PROBLEM TO WORK ON: Write out each line that follows exactly as it stands, without the pictures.

AVAILABLE DATA:

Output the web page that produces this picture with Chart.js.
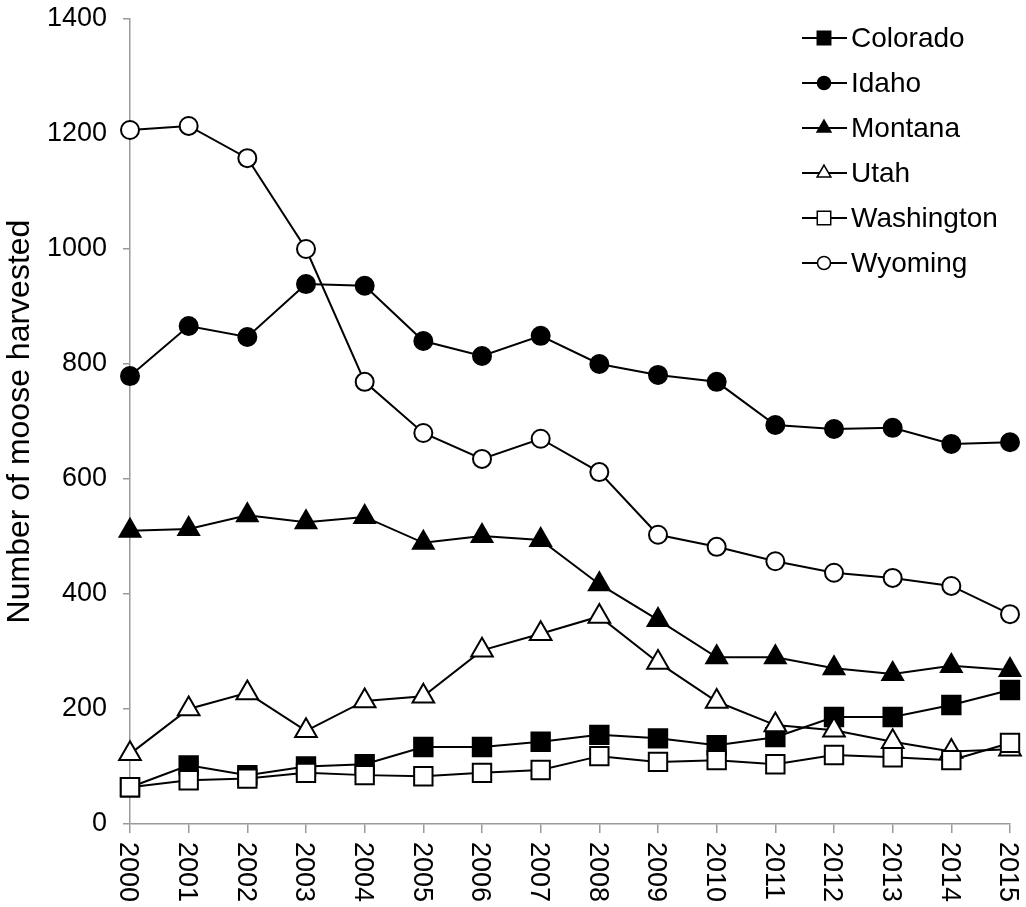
<!DOCTYPE html>
<html>
<head>
<meta charset="utf-8">
<script src="https://cdn.jsdelivr.net/npm/chart.js@4"></script>
<style>
  html, body { margin: 0; padding: 0; background: #fff; }
  #wrap { width: 1026px; height: 907px; }
</style>
</head>
<body>
<div id="wrap"><canvas id="c" width="1026" height="907"></canvas></div>
<script>
const years = ['2000','2001','2002','2003','2004','2005','2006','2007','2008','2009','2010','2011','2012','2013','2014','2015'];
const yTicks = [0, 200, 400, 600, 800, 1000, 1200, 1400];
const seriesNames = ['Colorado', 'Idaho', 'Montana', 'Utah', 'Washington', 'Wyoming'];
const colorado   = [64, 102, 85, 100, 104, 134, 134, 143, 155, 149, 137, 151, 186, 186, 207, 233];
const idaho      = [779, 866, 847, 939, 936, 840, 814, 849, 800, 781, 769, 694, 687, 689, 661, 664];
const montana    = [510, 513, 537, 525, 534, 489, 501, 494, 417, 355, 290, 290, 271, 261, 275, 268];
const utah       = [122, 200, 228, 162, 214, 222, 302, 331, 361, 281, 213, 172, 163, 143, 126, 130];
const washington = [64, 76, 79, 89, 85, 83, 89, 94, 118, 108, 111, 104, 120, 116, 111, 141];
const wyoming    = [1207, 1214, 1158, 1000, 769, 680, 635, 670, 612, 503, 482, 457, 437, 428, 414, 365];

const FONT = '"Liberation Sans", Arial, sans-serif';
const AXIS = '#9a9a9a';

const styles = [
  { pointStyle: 'rect',     fill: '#000', r: 13,  lr: 9.5 },
  { pointStyle: 'circle',   fill: '#000', r: 9,   lr: 6.5 },
  { pointStyle: 'triangle', fill: '#000', r: 12,  lr: 8 },
  { pointStyle: 'triangle', fill: '#fff', r: 12.5,lr: 8 },
  { pointStyle: 'rect',     fill: '#fff', r: 13,  lr: 9.5 },
  { pointStyle: 'circle',   fill: '#fff', r: 9,   lr: 6.5 }
];
const allData = [colorado, idaho, montana, utah, washington, wyoming];

const datasets = seriesNames.map((name, i) => ({
  label: name,
  data: allData[i],
  borderColor: '#000',
  borderWidth: 2,
  pointStyle: styles[i].pointStyle,
  pointRadius: styles[i].r,
  pointHoverRadius: styles[i].r,
  pointBackgroundColor: styles[i].fill,
  pointBorderColor: '#000',
  pointBorderWidth: 2,
  tension: 0,
  fill: false,
  clip: false,
  order: seriesNames.length - i
}));

function drawMarker(ctx, style, r, fill, x, y) {
  ctx.save();
  ctx.beginPath();
  if (style === 'rect') {
    const s = r * Math.SQRT1_2;
    ctx.rect(x - s, y - s, 2 * s, 2 * s);
  } else if (style === 'circle') {
    ctx.arc(x, y, r, 0, Math.PI * 2);
  } else {
    ctx.moveTo(x, y - r);
    ctx.lineTo(x + r * Math.sin(Math.PI / 3), y + r / 2);
    ctx.lineTo(x - r * Math.sin(Math.PI / 3), y + r / 2);
    ctx.closePath();
  }
  ctx.fillStyle = fill;
  ctx.fill();
  ctx.lineWidth = 1.5;
  ctx.strokeStyle = '#000';
  ctx.stroke();
  ctx.restore();
}

const customPlugin = {
  id: 'custom',
  afterDraw(chart) {
    const ctx = chart.ctx;
    const xs = chart.scales.x;
    ctx.save();
    ctx.fillStyle = '#000';
    ctx.font = '27px ' + FONT;
    ctx.textAlign = 'left';
    ctx.textBaseline = 'alphabetic';
    years.forEach((lab, i) => {
      const x = xs.getPixelForTick(i);
      ctx.save();
      ctx.translate(x, xs.top + 18);
      ctx.rotate(Math.PI / 2);
      ctx.fillText(lab, 0, 9.7);
      ctx.restore();
    });
    ctx.restore();
    ctx.save();
    seriesNames.forEach((name, i) => {
      const y = 38 + i * 45;
      ctx.beginPath();
      ctx.moveTo(802, y);
      ctx.lineTo(847, y);
      ctx.lineWidth = 2;
      ctx.strokeStyle = '#000';
      ctx.stroke();
      drawMarker(ctx, styles[i].pointStyle, styles[i].lr, styles[i].fill, 824, y);
      ctx.fillStyle = '#000';
      ctx.font = '28px ' + FONT;
      ctx.textAlign = 'left';
      ctx.textBaseline = 'middle';
      ctx.fillText(name, 851, y + 1);
    });
    ctx.restore();
  }
};

new Chart(document.getElementById('c'), {
  type: 'line',
  data: { labels: years, datasets },
  options: {
    responsive: false,
    animation: false,
    events: [],
    layout: { padding: { top: 19, right: 16, left: 0, bottom: 0 } },
    plugins: { legend: { display: false }, tooltip: { enabled: false } },
    scales: {
      x: {
        type: 'category',
        offset: false,
        grid: { display: true, drawOnChartArea: false, drawTicks: true, tickLength: 9, color: AXIS, lineWidth: 1.5 },
        border: { display: true, color: AXIS, width: 1.5 },
        ticks: { display: false },
        afterFit(scale) { scale.height = 83; scale.paddingLeft = 0; scale.paddingRight = 0; }
      },
      y: {
        min: 0,
        max: 1400,
        afterBuildTicks(scale) { scale.ticks = yTicks.map(v => ({ value: v })); },
        grid: { display: true, drawOnChartArea: false, drawTicks: true, tickLength: 7, color: AXIS, lineWidth: 1.5 },
        border: { display: true, color: AXIS, width: 1.5 },
        ticks: { color: '#000', font: { family: FONT, size: 27 }, padding: 16, callback: v => String(v) },
        title: { display: true, text: 'Number of moose harvested', color: '#000', font: { family: FONT, size: 32 }, padding: { top: 1, bottom: 0 } },
        afterFit(scale) { scale.width = 130; scale.paddingTop = 0; scale.paddingBottom = 0; }
      }
    }
  },
  plugins: [customPlugin]
});
</script>
</body>
</html>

RESPONSE TO THE TASK:
Output the web page that produces this picture with Chart.js.
<!DOCTYPE html>
<html>
<head>
<meta charset="utf-8">
<script src="https://cdn.jsdelivr.net/npm/chart.js@4"></script>
<style>
  html, body { margin: 0; padding: 0; background: #fff; }
  #wrap { width: 1026px; height: 907px; }
</style>
</head>
<body>
<div id="wrap"><canvas id="c" width="1026" height="907"></canvas></div>
<script>
const years = ['2000','2001','2002','2003','2004','2005','2006','2007','2008','2009','2010','2011','2012','2013','2014','2015'];
const yTicks = [0, 200, 400, 600, 800, 1000, 1200, 1400];
const seriesNames = ['Colorado', 'Idaho', 'Montana', 'Utah', 'Washington', 'Wyoming'];
const colorado   = [64, 102, 85, 100, 104, 134, 134, 143, 155, 149, 137, 151, 186, 186, 207, 233];
const idaho      = [779, 866, 847, 939, 936, 840, 814, 849, 800, 781, 769, 694, 687, 689, 661, 664];
const montana    = [510, 513, 537, 525, 534, 489, 501, 494, 417, 355, 290, 290, 271, 261, 275, 268];
const utah       = [122, 200, 228, 162, 214, 222, 302, 331, 361, 281, 213, 172, 163, 143, 126, 130];
const washington = [64, 76, 79, 89, 85, 83, 89, 94, 118, 108, 111, 104, 120, 116, 111, 141];
const wyoming    = [1207, 1214, 1158, 1000, 769, 680, 635, 670, 612, 503, 482, 457, 437, 428, 414, 365];

const FONT = '"Liberation Sans", Arial, sans-serif';
const AXIS = '#9a9a9a';

const styles = [
  { pointStyle: 'rect',     fill: '#000', r: 13,  lr: 9.5 },
  { pointStyle: 'circle',   fill: '#000', r: 9,   lr: 6.5 },
  { pointStyle: 'triangle', fill: '#000', r: 12,  lr: 8 },
  { pointStyle: 'triangle', fill: '#fff', r: 12.5,lr: 8 },
  { pointStyle: 'rect',     fill: '#fff', r: 13,  lr: 9.5 },
  { pointStyle: 'circle',   fill: '#fff', r: 9,   lr: 6.5 }
];
const allData = [colorado, idaho, montana, utah, washington, wyoming];

const datasets = seriesNames.map((name, i) => ({
  label: name,
  data: allData[i],
  borderColor: '#000',
  borderWidth: 2,
  pointStyle: styles[i].pointStyle,
  pointRadius: styles[i].r,
  pointHoverRadius: styles[i].r,
  pointBackgroundColor: styles[i].fill,
  pointBorderColor: '#000',
  pointBorderWidth: 2,
  tension: 0,
  fill: false,
  clip: false,
  order: seriesNames.length - i
}));

function drawMarker(ctx, style, r, fill, x, y) {
  ctx.save();
  ctx.beginPath();
  if (style === 'rect') {
    const s = r * Math.SQRT1_2;
    ctx.rect(x - s, y - s, 2 * s, 2 * s);
  } else if (style === 'circle') {
    ctx.arc(x, y, r, 0, Math.PI * 2);
  } else {
    ctx.moveTo(x, y - r);
    ctx.lineTo(x + r * Math.sin(Math.PI / 3), y + r / 2);
    ctx.lineTo(x - r * Math.sin(Math.PI / 3), y + r / 2);
    ctx.closePath();
  }
  ctx.fillStyle = fill;
  ctx.fill();
  ctx.lineWidth = 1.5;
  ctx.strokeStyle = '#000';
  ctx.stroke();
  ctx.restore();
}

const customPlugin = {
  id: 'custom',
  afterDraw(chart) {
    const ctx = chart.ctx;
    const xs = chart.scales.x;
    ctx.save();
    ctx.fillStyle = '#000';
    ctx.font = '27px ' + FONT;
    ctx.textAlign = 'left';
    ctx.textBaseline = 'alphabetic';
    years.forEach((lab, i) => {
      const x = xs.getPixelForTick(i);
      ctx.save();
      ctx.translate(x, xs.top + 18);
      ctx.rotate(Math.PI / 2);
      ctx.fillText(lab, 0, 9.7);
      ctx.restore();
    });
    ctx.restore();
    ctx.save();
    seriesNames.forEach((name, i) => {
      const y = 38 + i * 45;
      ctx.beginPath();
      ctx.moveTo(802, y);
      ctx.lineTo(847, y);
      ctx.lineWidth = 2;
      ctx.strokeStyle = '#000';
      ctx.stroke();
      drawMarker(ctx, styles[i].pointStyle, styles[i].lr, styles[i].fill, 824, y);
      ctx.fillStyle = '#000';
      ctx.font = '28px ' + FONT;
      ctx.textAlign = 'left';
      ctx.textBaseline = 'middle';
      ctx.fillText(name, 851, y + 1);
    });
    ctx.restore();
  }
};

new Chart(document.getElementById('c'), {
  type: 'line',
  data: { labels: years, datasets },
  options: {
    responsive: false,
    animation: false,
    events: [],
    layout: { padding: { top: 19, right: 16, left: 0, bottom: 0 } },
    plugins: { legend: { display: false }, tooltip: { enabled: false } },
    scales: {
      x: {
        type: 'category',
        offset: false,
        grid: { display: true, drawOnChartArea: false, drawTicks: true, tickLength: 9, color: AXIS, lineWidth: 1.5 },
        border: { display: true, color: AXIS, width: 1.5 },
        ticks: { display: false },
        afterFit(scale) { scale.height = 83; scale.paddingLeft = 0; scale.paddingRight = 0; }
      },
      y: {
        min: 0,
        max: 1400,
        afterBuildTicks(scale) { scale.ticks = yTicks.map(v => ({ value: v })); },
        grid: { display: true, drawOnChartArea: false, drawTicks: true, tickLength: 7, color: AXIS, lineWidth: 1.5 },
        border: { display: true, color: AXIS, width: 1.5 },
        ticks: { color: '#000', font: { family: FONT, size: 27 }, padding: 16, callback: v => String(v) },
        title: { display: true, text: 'Number of moose harvested', color: '#000', font: { family: FONT, size: 32 }, padding: { top: 1, bottom: 0 } },
        afterFit(scale) { scale.width = 130; scale.paddingTop = 0; scale.paddingBottom = 0; }
      }
    }
  },
  plugins: [customPlugin]
});
</script>
</body>
</html>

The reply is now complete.